Logstash indexing servers
- These servers will run very hot on CPU usage. Also, more importantly, these servers need to be powerful enough to catch back up and clear out the buffer after an outage or delay. If you are inputting logs at 15,000 per second, your buffer is sized for 1 hour of retention, and you want your Logstash indexers to be able clear the buffer in 1 hour, the indexers will need to be able to run at 30,000 logs per second.
- 40 GHz (physical, not hyperthreaded) and 64 GB of RAM will allow each server to roughly process 10,000 to 20,000 events per second depending on the complexity of the configuration and log. An Elasticsearch client runs on the server and at least 16 GB of RAM is assigned to the ES JVM.
- Growth is very simple, just add another server.
Up above I mentioned that creating a dedicated Logstash input for every log type is not a sustainable practice. This is a particularly ironic problem because a large number of example configs and blogs will suggest creating a different Logstash input per application as a method to differentiate between different log types…but this method will start to fall apart after you have 10 or 20 or 100 different log sources and log formats, with 100 different Logstash inputs on each server, each with a different port number. Eventually somebody will send something to the wrong port because keeping track of 100 different ports is complicated, and it will break all of the Logstash parsing and really trash up your Elasticsearch index. You will also start to run into performance issues when using so many different input plugins.
Instead, do yourself a favor and from the start send all syslog logs to the same syslog port(s) and use Logstash to figure out which one is which. Most logs are unique enough either by the server/device name or the format itself, IF statements with regex strings and if there is a match then label that log as a certain log type. Lets take a look at a syslog since it will be the most common thing you run into this problem with.

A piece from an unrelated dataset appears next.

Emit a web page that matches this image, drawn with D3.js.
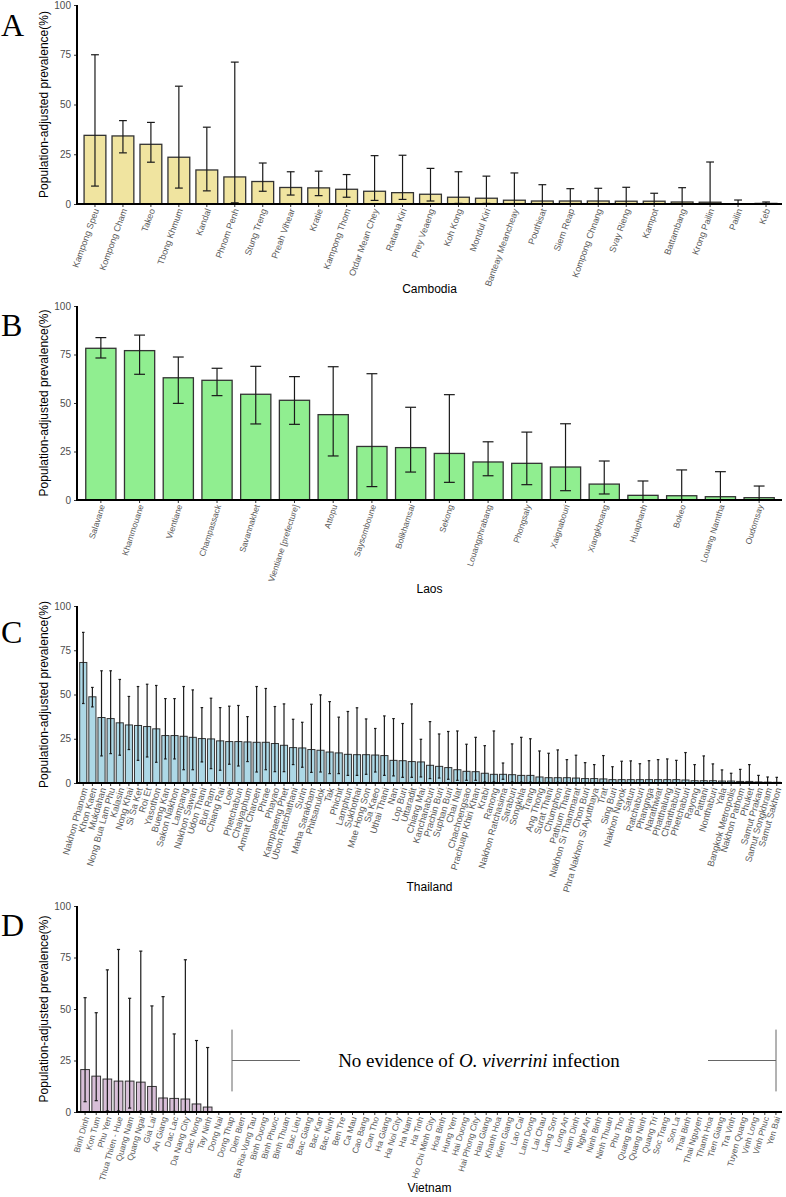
<!DOCTYPE html>
<html>
<head>
<meta charset="utf-8">
<script src="https://cdn.jsdelivr.net/npm/d3@7"></script>
<style>
  html, body { margin: 0; padding: 0; background: #fff; }
  svg { display: block; }
</style>
</head>
<body>
<svg id="chart" width="786" height="1197"></svg>
<script>
// ---------------- DATA ----------------
const yTicks = [0, 25, 50, 75, 100];

const cambodiaProvinces = ["Kampong Speu","Kompong Cham","Takeo","Tbong Khmum","Kandal","Phnom Penh","Stung Treng","Preah Vihear","Kratie","Kampong Thom","Otdar Mean Chey","Ratana Kiri","Prey Veaeng","Koh Kong","Mondul Kiri","Banteay Meancheay","Pouthisat","Siem Reap","Kompong Chnang","Svay Rieng","Kampot","Battambang","Krong Pailin","Pailin","Keb"];
const cambodiaValues = [34.5,34.2,30.0,23.5,17.1,13.6,11.3,8.3,8.1,7.4,6.4,5.7,4.9,3.4,2.9,1.9,1.5,1.5,1.5,1.4,1.4,1.0,0.9,0.0,0.3];
const cambodiaLower  = [9.0,25.7,21.0,8.0,6.6,0.6,6.4,4.5,4.2,3.4,1.8,2.3,1.5,0.3,0.3,0.1,0.1,0.1,0.1,0.1,0.1,0.1,0.1,0.0,0.1];
const cambodiaUpper  = [75.0,41.9,41.0,59.2,38.6,71.3,20.6,16.2,16.5,14.8,24.3,24.5,17.9,16.2,14.0,15.6,9.7,7.7,7.9,8.4,5.4,8.2,21.1,2.0,1.0];

const laosProvinces = ["Salavane","Khammouane","Vientiane","Champassack","Savannakhet","Vientiane [prefecture]","Attopu","Saysomboune","Bolikhamsai","Sekong","Louangphrabang","Phongsaly","Xaignabouri","Xiangkhoang","Huaphanh","Bokeo","Louang Namtha","Oudomsay"];
const laosValues = [78.2,77.0,63.0,61.7,54.5,51.4,44.0,27.6,27.0,24.0,19.6,18.9,17.0,8.2,2.4,2.2,1.7,1.2];
const laosLower  = [73.2,64.8,49.8,53.8,39.2,39.0,22.7,6.9,14.4,9.1,12.5,7.9,4.8,3.1,0.2,0.1,0.1,0.1];
const laosUpper  = [83.7,85.0,73.7,67.9,68.9,63.6,68.7,65.1,47.8,54.3,30.0,35.0,39.3,20.1,9.8,15.5,14.6,7.2];

const thailandProvinces = ["Nakhon Phanom","Khon Kaen","Mukdahan","Nong Bua Lam Phu","Kalasin","Nong Khai","Si Sa Ket","Roi Et","Yasothon","Bueng Kan","Sakon Nakhon","Lampang","Nakhon Sawan","Udon Thani","Buri Ram","Chiang Rai","Loei","Phetchabun","Chaiyaphum","Amnat Charoen","Phrae","Phayao","Kamphaeng Phet","Ubon Ratchathani","Surin","Maha Sarakham","Phitsanulok","Tak","Phichit","Lamphun","Sukhothai","Mae Hong Son","Sa Kaeo","Uthai Thani","Nan","Lop Buri","Uttaradit","Chiang Mai","Kanchanaburi","Prachin Buri","Suphan Buri","Chai Nat","Chachoengsao","Prachuap Khiri Khan","Krabi","Ranong","Nakhon Ratchasima","Saraburi","Songkhla","Trang","Ang Thong","Surat Thani","Chumphon","Pathum Thani","Nakhon Si Thammarat","Chon Buri","Phra Nakhon Si Ayutthaya","Trat","Sing Buri","Nakhon Nayok","Satun","Ratchaburi","Phangnga","Narathiwat","Phatthalung","Chanthaburi","Phetchaburi","Rayong","Pattani","Nonthaburi","Yala","Bangkok Metropolis","Nakhon Pathom","Phuket","Samut Prakan","Samut Songkhram","Samut Sakhon"];
const thailandValues = [68.1,48.7,37.0,36.4,34.0,32.8,32.5,31.9,30.6,26.8,26.8,26.4,25.8,25.1,24.9,23.8,23.4,23.4,23.2,23.0,23.0,22.3,21.3,20.0,19.8,18.9,18.5,17.5,17.0,16.2,16.0,16.0,15.8,15.5,12.8,12.6,12.1,11.9,10.0,9.4,8.7,7.5,6.6,6.4,5.5,4.9,4.9,4.7,4.3,4.3,3.4,3.0,3.0,3.0,2.8,2.5,2.5,2.3,1.9,1.9,1.9,1.9,1.9,1.9,1.9,1.9,1.7,1.3,1.3,1.3,1.1,1.1,0.9,0.9,0.6,0.5,0.4];
const thailandLower  = [44.9,43.0,15.3,16.6,15.7,18.9,12.8,14.7,11.7,13.6,13.6,7.5,7.5,11.9,8.1,7.2,10.6,9.6,12.1,6.2,7.5,6.4,6.4,10.4,8.9,6.0,6.2,5.3,5.3,4.3,4.3,4.9,6.2,4.3,4.0,3.2,3.2,3.4,2.5,2.8,2.1,1.5,1.5,1.5,0.6,0.6,2.1,0.6,0.5,0.5,0.4,0.4,0.4,0.3,0.3,0.3,0.3,0.3,0.2,0.2,0.2,0.2,0.2,0.2,0.2,0.2,0.2,0.1,0.1,0.1,0.1,0.1,0.1,0.1,0.1,0.1,0.1];
const thailandUpper  = [85.1,54.0,63.4,63.4,58.5,48.9,54.5,55.8,55.1,47.7,47.7,54.5,52.6,42.6,47.9,42.6,43.4,43.8,37.5,54.5,53.4,43.2,44.7,36.0,34.3,44.5,49.8,46.0,37.2,40.4,42.5,36.2,30.8,37.9,36.4,33.6,44.7,24.7,34.7,27.7,29.1,29.4,21.9,25.8,21.1,29.4,11.3,22.1,25.8,25.0,18.1,16.8,18.7,13.2,15.7,11.5,10.4,15.5,9.2,12.3,12.5,10.9,12.6,13.2,13.6,12.8,17.2,10.4,15.3,10.8,7.4,5.5,7.7,10.4,4.3,3.4,3.2];

const vietnamProvinces = ["Binh Dinh","Kon Tum","Phu Yen","Thua Thien - Hue","Quang Nam","Quang Ngai","Gia Lai","An Giang","Dac Lac","Da Nang City","Dac Nong","Tay Ninh","Dong Nai","Dong Thap","Dien Bien","Ba Ria-Vung Tau","Binh Duong","Binh Phuoc","Binh Thuan","Bac Lieu","Bac Giang","Bac Kan","Bac Ninh","Ben Tre","Ca Mau","Cao Bang","Can Tho","Ha Giang","Ha Noi City","Ha Nam","Ha Tinh","Ho Chi Minh City","Hoa Binh","Hung Yen","Hai Duong","Hai Phong City","Hau Giang","Khanh Hoa","Kien Giang","Lao Cai","Lam Dong","Lai Chau","Lang Son","Long An","Nam Dinh","Nghe An","Ninh Binh","Ninh Thuan","Phu Tho","Quang Binh","Quang Ninh","Quang Tri","Soc Trang","Son La","Thai Binh","Thai Nguyen","Thanh Hoa","Tien Giang","Tra Vinh","Tuyen Quang","Vinh Long","Vinh Phuc","Yen Bai"];
const vietnamValues = [20.6,17.4,16.0,15.0,15.0,14.5,12.4,6.8,6.6,6.3,3.9,2.4,0,0,0,0,0,0,0,0,0,0,0,0,0,0,0,0,0,0,0,0,0,0,0,0,0,0,0,0,0,0,0,0,0,0,0,0,0,0,0,0,0,0,0,0,0,0,0,0,0,0,0];
const vietnamLower  = [5.0,5.5,0.5,0.5,1.9,0.5,0.6,0.3,0.3,0.3,0.2,0.2,null,null,null,null,null,null,null,null,null,null,null,null,null,null,null,null,null,null,null,null,null,null,null,null,null,null,null,null,null,null,null,null,null,null,null,null,null,null,null,null,null,null,null,null,null,null,null,null,null,null,null];
const vietnamUpper  = [55.5,48.2,69.0,78.9,55.2,78.1,51.5,56.0,37.9,73.9,34.7,31.3,null,null,null,null,null,null,null,null,null,null,null,null,null,null,null,null,null,null,null,null,null,null,null,null,null,null,null,null,null,null,null,null,null,null,null,null,null,null,null,null,null,null,null,null,null,null,null,null,null,null,null];

const panelLetters = ["A","B","C","D"];
const countryTitles = ["Cambodia","Laos","Thailand","Vietnam"];
const barColors = ["#F0E4A0","#90EE90","#ADD8E6","#D8BFD8"];
const yAxisTitle = "Population-adjusted prevalence(%)";

// ---------------- DRAW ----------------
const svg = d3.select("#chart");

const panels = [
  {names: cambodiaProvinces, vals: cambodiaValues, lo: cambodiaLower, hi: cambodiaUpper, top: 5, bottom: 204, xr: [81, 780], fs: 9, rot: -70, titleY: 293, letterY: 36},
  {names: laosProvinces, vals: laosValues, lo: laosLower, hi: laosUpper, top: 306, bottom: 500, xr: [81.5, 778.5], fs: 8.5, rot: -72, titleY: 593, letterY: 336},
  {names: thailandProvinces, vals: thailandValues, lo: thailandLower, hi: thailandUpper, top: 606, bottom: 783, xr: [78.7, 781.3], fs: 9.3, rot: -74, titleY: 891, letterY: 643},
  {names: vietnamProvinces, vals: vietnamValues, lo: vietnamLower, hi: vietnamUpper, top: 906, bottom: 1112, xr: [79.5, 781.5], fs: 8.5, rot: -74, titleY: 1192, letterY: 936}
];

const axisLeft = 77, axisRight = 782;

panels.forEach((p, i) => {
  const g = svg.append("g");
  const x = d3.scaleBand().domain(p.names).range(p.xr).paddingInner(0.22).paddingOuter(0.11);
  const y = d3.scaleLinear().domain([0, 100]).range([p.bottom, p.top]);
  const step = x.step();
  const cap = step * 0.28;

  // bars
  g.selectAll("rect.bar").data(p.names).join("rect")
    .attr("class", "bar")
    .attr("x", d => x(d))
    .attr("width", x.bandwidth())
    .attr("y", (d, j) => y(p.vals[j]))
    .attr("height", (d, j) => y(0) - y(p.vals[j]))
    .attr("fill", barColors[i])
    .attr("stroke", "#333")
    .attr("stroke-width", i === 2 || i === 3 ? 1 : 1.3);

  // error bars
  const eb = p.names.map((d, j) => ({name: d, lo: p.lo[j], hi: p.hi[j]})).filter(e => e.hi != null);
  const eg = g.append("g").attr("stroke", "#1a1a1a").attr("stroke-width", 1.2).attr("fill", "none");
  eg.selectAll("line.v").data(eb).join("line")
    .attr("x1", e => x(e.name) + x.bandwidth() / 2)
    .attr("x2", e => x(e.name) + x.bandwidth() / 2)
    .attr("y1", e => y(e.lo)).attr("y2", e => y(e.hi));
  eg.selectAll("line.t").data(eb).join("line")
    .attr("x1", e => x(e.name) + x.bandwidth() / 2 - cap / 2)
    .attr("x2", e => x(e.name) + x.bandwidth() / 2 + cap / 2)
    .attr("y1", e => y(e.hi)).attr("y2", e => y(e.hi));
  eg.selectAll("line.b").data(eb).join("line")
    .attr("x1", e => x(e.name) + x.bandwidth() / 2 - cap / 2)
    .attr("x2", e => x(e.name) + x.bandwidth() / 2 + cap / 2)
    .attr("y1", e => y(e.lo)).attr("y2", e => y(e.lo));

  // y axis
  const ya = g.append("g").attr("transform", `translate(${axisLeft},0)`)
    .call(d3.axisLeft(y).tickValues(yTicks).tickSize(3).tickPadding(3));
  ya.select(".domain").remove();
  ya.selectAll("text").attr("font-family", "Arial, 'Liberation Sans', sans-serif").attr("font-size", 10).attr("fill", "#4d4d4d");
  ya.selectAll("line").attr("stroke", "#333");
  g.append("line").attr("x1", axisLeft).attr("x2", axisLeft).attr("y1", p.top).attr("y2", p.bottom + 1)
    .attr("stroke", "#000").attr("stroke-width", 2);

  // x axis
  const xa = g.append("g").attr("transform", `translate(0,${p.bottom})`)
    .call(d3.axisBottom(x).tickSize(3).tickPadding(2));
  xa.select(".domain").remove();
  xa.selectAll("line").attr("stroke", "#333");
  xa.selectAll("text")
    .attr("font-family", "Arial, 'Liberation Sans', sans-serif")
    .attr("font-size", p.fs)
    .attr("fill", "#5a5a5a")
    .attr("text-anchor", "end")
    .attr("dy", "0.35em")
    .attr("transform", `translate(2,3) rotate(${p.rot})`)
    .attr("y", 0).attr("x", -2);
  g.append("line").attr("x1", axisLeft - 1).attr("x2", axisRight).attr("y1", p.bottom).attr("y2", p.bottom)
    .attr("stroke", "#000").attr("stroke-width", 2.2);

  // axis titles
  g.append("text")
    .attr("transform", `translate(48,${(p.top + p.bottom) / 2}) rotate(-90)`)
    .attr("text-anchor", "middle")
    .attr("font-family", "Arial, 'Liberation Sans', sans-serif")
    .attr("font-size", 12)
    .attr("fill", "#000")
    .text(yAxisTitle);
  g.append("text")
    .attr("x", (axisLeft + axisRight) / 2).attr("y", p.titleY)
    .attr("text-anchor", "middle")
    .attr("font-family", "Arial, 'Liberation Sans', sans-serif")
    .attr("font-size", 12)
    .attr("fill", "#000")
    .text(countryTitles[i]);

  // panel letter
  g.append("text")
    .attr("x", 1).attr("y", p.letterY)
    .attr("font-family", "'Liberation Serif', 'Times New Roman', serif")
    .attr("font-size", 32)
    .attr("fill", "#000")
    .text(panelLetters[i]);

  // annotation for Vietnam
  if (i === 3) {
    const yMid = y(25);
    const ag = g.append("g").attr("stroke", "#666").attr("stroke-width", 1);
    ag.append("line").attr("x1", 232).attr("x2", 232).attr("y1", y(40)).attr("y2", y(10));
    ag.append("line").attr("x1", 232).attr("x2", 300).attr("y1", yMid).attr("y2", yMid);
    ag.append("line").attr("x1", 708).attr("x2", 776).attr("y1", yMid).attr("y2", yMid);
    ag.append("line").attr("x1", 776).attr("x2", 776).attr("y1", y(40)).attr("y2", y(10));
    const t = g.append("text")
      .attr("x", 479).attr("y", yMid + 6)
      .attr("text-anchor", "middle")
      .attr("font-family", "'Liberation Serif', 'Times New Roman', serif")
      .attr("font-size", 19)
      .attr("fill", "#000");
    t.append("tspan").text("No evidence of ");
    t.append("tspan").attr("font-style", "italic").text("O. viverrini");
    t.append("tspan").text(" infection");
  }
});
</script>
</body>
</html>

You take the various different syslog input ports and tag the log with the associated info and then tag the log with the name of the Logstash server, this way you can determine which input plugin and which Logstash input server processed a particular log. Then you do a large IF | ELSE IF | ELSE tree searching for certain unique strings in the logs. Almost all logs either have a unique format, or a unique value in the log itself. Put the most frequent log types at the beginning, and the less frequent at the end to save on CPU usage since the truth statement will escape once matched. Also keep in mind that the truth statement is processed in order, sometimes logformat A and logformat B will both have the same value X, while logformat A has a unique value Y. First, filter on value Y and if true then logformat = A, then filter on value X and if true then logformat = B. Then most importantly at the end there is the ELSE statement that acts as a catchall if nothing else matches. Both important for troubleshooting your Logstash config so you actually know you have a problem and also so that no logs are ever dropped.

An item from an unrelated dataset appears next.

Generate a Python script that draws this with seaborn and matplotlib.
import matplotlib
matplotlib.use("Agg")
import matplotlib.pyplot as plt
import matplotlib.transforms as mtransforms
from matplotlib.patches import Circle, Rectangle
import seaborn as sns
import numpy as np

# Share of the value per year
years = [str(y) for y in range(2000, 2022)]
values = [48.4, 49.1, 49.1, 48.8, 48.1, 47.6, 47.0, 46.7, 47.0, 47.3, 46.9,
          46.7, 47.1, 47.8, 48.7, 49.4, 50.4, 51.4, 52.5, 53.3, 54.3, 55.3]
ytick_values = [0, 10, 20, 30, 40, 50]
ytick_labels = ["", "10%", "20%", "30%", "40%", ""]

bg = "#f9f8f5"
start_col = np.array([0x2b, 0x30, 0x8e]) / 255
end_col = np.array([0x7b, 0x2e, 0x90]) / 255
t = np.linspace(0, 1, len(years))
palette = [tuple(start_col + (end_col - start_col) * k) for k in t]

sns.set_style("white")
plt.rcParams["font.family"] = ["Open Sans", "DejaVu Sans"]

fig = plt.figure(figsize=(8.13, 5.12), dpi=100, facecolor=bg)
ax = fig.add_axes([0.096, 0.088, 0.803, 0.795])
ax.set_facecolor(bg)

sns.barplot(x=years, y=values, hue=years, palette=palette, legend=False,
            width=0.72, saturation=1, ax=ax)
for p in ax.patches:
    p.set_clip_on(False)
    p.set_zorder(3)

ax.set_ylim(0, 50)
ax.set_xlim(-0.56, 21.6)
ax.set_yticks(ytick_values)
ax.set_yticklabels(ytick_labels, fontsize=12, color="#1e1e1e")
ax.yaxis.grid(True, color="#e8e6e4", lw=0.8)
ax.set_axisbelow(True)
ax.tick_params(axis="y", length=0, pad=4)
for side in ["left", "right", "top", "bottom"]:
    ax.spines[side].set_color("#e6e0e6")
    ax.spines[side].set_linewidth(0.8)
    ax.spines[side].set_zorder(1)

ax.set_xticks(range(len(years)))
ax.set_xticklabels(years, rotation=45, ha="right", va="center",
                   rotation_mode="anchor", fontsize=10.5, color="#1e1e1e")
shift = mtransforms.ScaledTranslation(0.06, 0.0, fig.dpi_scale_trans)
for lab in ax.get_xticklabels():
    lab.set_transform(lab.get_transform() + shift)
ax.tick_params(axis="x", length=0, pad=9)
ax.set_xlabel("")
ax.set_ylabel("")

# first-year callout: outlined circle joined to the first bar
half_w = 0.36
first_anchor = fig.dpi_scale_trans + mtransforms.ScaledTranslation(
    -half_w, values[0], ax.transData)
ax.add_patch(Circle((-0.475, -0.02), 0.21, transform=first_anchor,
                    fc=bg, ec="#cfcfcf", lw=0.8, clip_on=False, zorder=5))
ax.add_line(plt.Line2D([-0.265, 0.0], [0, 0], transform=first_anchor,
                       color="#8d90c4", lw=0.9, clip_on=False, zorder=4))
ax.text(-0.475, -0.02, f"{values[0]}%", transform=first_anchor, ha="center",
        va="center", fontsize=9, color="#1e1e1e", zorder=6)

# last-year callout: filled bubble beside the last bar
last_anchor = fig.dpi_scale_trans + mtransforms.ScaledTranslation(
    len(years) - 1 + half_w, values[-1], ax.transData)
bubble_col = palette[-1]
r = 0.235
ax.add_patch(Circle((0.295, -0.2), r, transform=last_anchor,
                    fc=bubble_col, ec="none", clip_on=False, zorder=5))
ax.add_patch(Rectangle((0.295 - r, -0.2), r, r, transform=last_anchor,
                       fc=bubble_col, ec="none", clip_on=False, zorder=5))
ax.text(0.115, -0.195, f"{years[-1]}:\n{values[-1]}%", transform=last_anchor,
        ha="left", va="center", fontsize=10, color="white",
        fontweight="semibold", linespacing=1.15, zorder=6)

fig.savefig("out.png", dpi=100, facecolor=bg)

Very simple and very short config that is light on the CPU, just some tagging on the input plugins, a mutate to add the servername tag, some if statements to search for regex strings in the log message, a mutate to add the logformat field with the specific value, then a (very fast) output to Redis. This allows for the Logstash service to mostly be idle which in turn allows it to spend more time servicing/waiting on the input plugins which means few if none UDP based logs will be dropped.
Then how to handle the syslog messages on the Logstash indexing servers.

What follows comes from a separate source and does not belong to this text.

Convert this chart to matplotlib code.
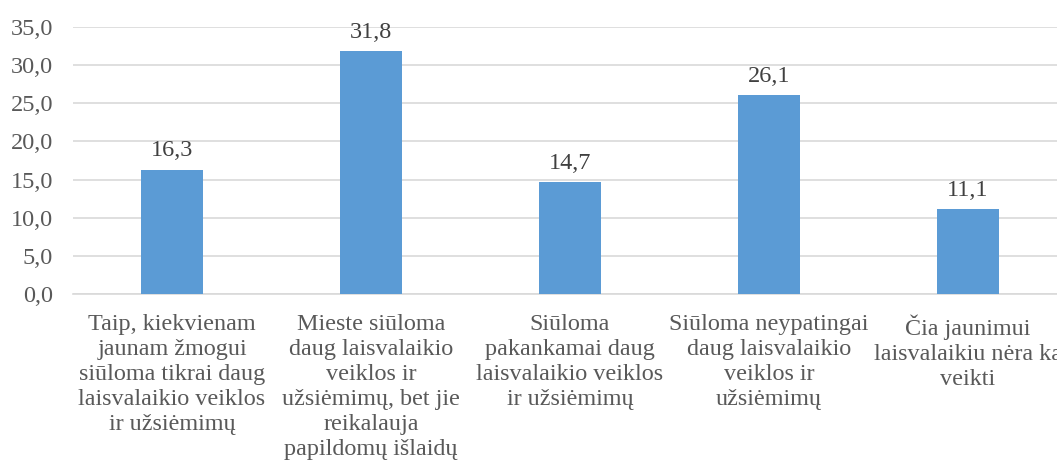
import matplotlib
matplotlib.use("Agg")
import matplotlib.pyplot as plt
from matplotlib.ticker import FuncFormatter

categories = [
    "Taip, kiekvienam\njaunam žmogui\nsiūloma tikrai daug\nlaisvalaikio veiklos\nir užsiėmimų",
    "Mieste siūloma\ndaug laisvalaikio\nveiklos ir\nužsiėmimų, bet jie\nreikalauja\npapildomų išlaidų",
    "Siūloma\npakankamai daug\nlaisvalaikio veiklos\nir užsiėmimų",
    "Siūloma neypatingai\ndaug laisvalaikio\nveiklos ir\nužsiėmimų",
    "Čia jaunimui\nlaisvalaikiu nėra ką\nveikti",
]
values = [16.3, 31.8, 14.7, 26.1, 11.1]
yticks = [0, 5, 10, 15, 20, 25, 30, 35]

plt.rcParams['font.family'] = ['Liberation Serif', 'DejaVu Serif']

fig = plt.figure(figsize=(10.57, 4.72), dpi=100)
ax = fig.add_axes([72.5/1057, 178/472, 995/1057, 267/472])

x = list(range(len(values)))
bars = ax.bar(x, values, width=0.31, color="#5B9BD5", zorder=3)
for xi, v in zip(x, values):
    ax.annotate(f"{v:.1f}".replace(".", ","), (xi, v), xytext=(0, 6),
                textcoords="offset points", ha="center", va="bottom",
                fontsize=17.5, color="#404040")

ax.set_xlim(-0.5, len(values) - 0.5)
ax.set_ylim(0, 35)
ax.set_yticks(yticks)
ax.yaxis.set_major_formatter(FuncFormatter(lambda v, p: f"{v:.1f}".replace(".", ",")))
ax.set_xticks(x)
ax.set_xticklabels(categories, fontsize=17.4, color="#595959", linespacing=1.25)
ax.tick_params(axis="y", labelsize=17.5, labelcolor="#595959", length=0, pad=14)
ax.tick_params(axis="x", length=0, pad=14.5)
ax.grid(axis="y", color="#D9D9D9", linewidth=1.2, zorder=0)
for s in ["top", "right", "left"]:
    ax.spines[s].set_visible(False)
ax.spines["bottom"].set_color("#D9D9D9")
ax.spines["bottom"].set_linewidth(1.2)

fig.savefig("out.png", dpi=100)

Since the log type was figured out on the Logstash input servers it is just a simple matter of filtering based on that field name on the Logstash indexer servers and then applying the log specific parsing.
Why parse out the log type on the Logstash input servers instead of the Logstash indexers? Its a good question and the answer revolves mostly around the higher rate of log ingestion. When you are at lower logging rates, say only 500 events a second input, and the indexers are taken offline for 1 hour of maintenance, when you turn the indexers back on it is only 1.8 million logs in the buffer to process. You can do them in FIFO manner and there really is no reason to do any log type parsing on the Logstash input servers at all. When you are running 15,000 events per second though and the same indexers are taken offline for 1 hour of maintenance, when you turn the indexers back on it is 54 million logs in the buffer to process on top of the continuing input stream of 15,000 events per second that are still coming in. When the log types are filtered and determined on the Logstash input servers it allows you as the ELK administrator to prioritize certain logs over others and write them to separate Redis lists. The Logstash indexers will flush out the higher priority Redis buffers first, then more slowly flush out the lower priority ones.
In this example you determine which logs are high importance and low importance and write them to the respective lists. The high importance logs have a greater number of Logstash indexer servers assigned to it and it will flush the logs much more quickly. The lower importance logs have fewer Logstash indexer servers and it will process them at a lower set rate and take much longer to flush the buffer.
In this example it is meant to deal with that Beats based log collectors can and will backfill logs up to a configurable date. If you are bringing servers back online or deploying new agents and you want to send 30 days of back logs from the servers to ELK it can cause everything in the ELK pipeline to congest behind all of the old logs being sent. Instead on the Logstash input servers any log older then a certain number of days is output to a different Redis buffer and processed by a seperate Logstash indexer service. This allows for current logs to continue on at normal processing speed but allow old logs to still process but at a much slower speed.
What happens if you want to collect Windows firewall logs? They are in a syslog like format in a file that is collected by Filebeat and sent to Logstash input servers in a JSON format. On the Logstash indexers there is a drastic difference inbetween parsing out a text based (syslog like) log message and parsing out a well formatted JSON message such as from Winlogbeat, text based takes a lot of grok where as JSON based takes relatively little if none. By filtering the type of log on the Logstash input servers, the Windows firewall logs can be stripped out and put into the Redis buffer meant for text based messages to be later processed by the much more powerful Logstash indexers that are dedicated towards text based messages (…grok).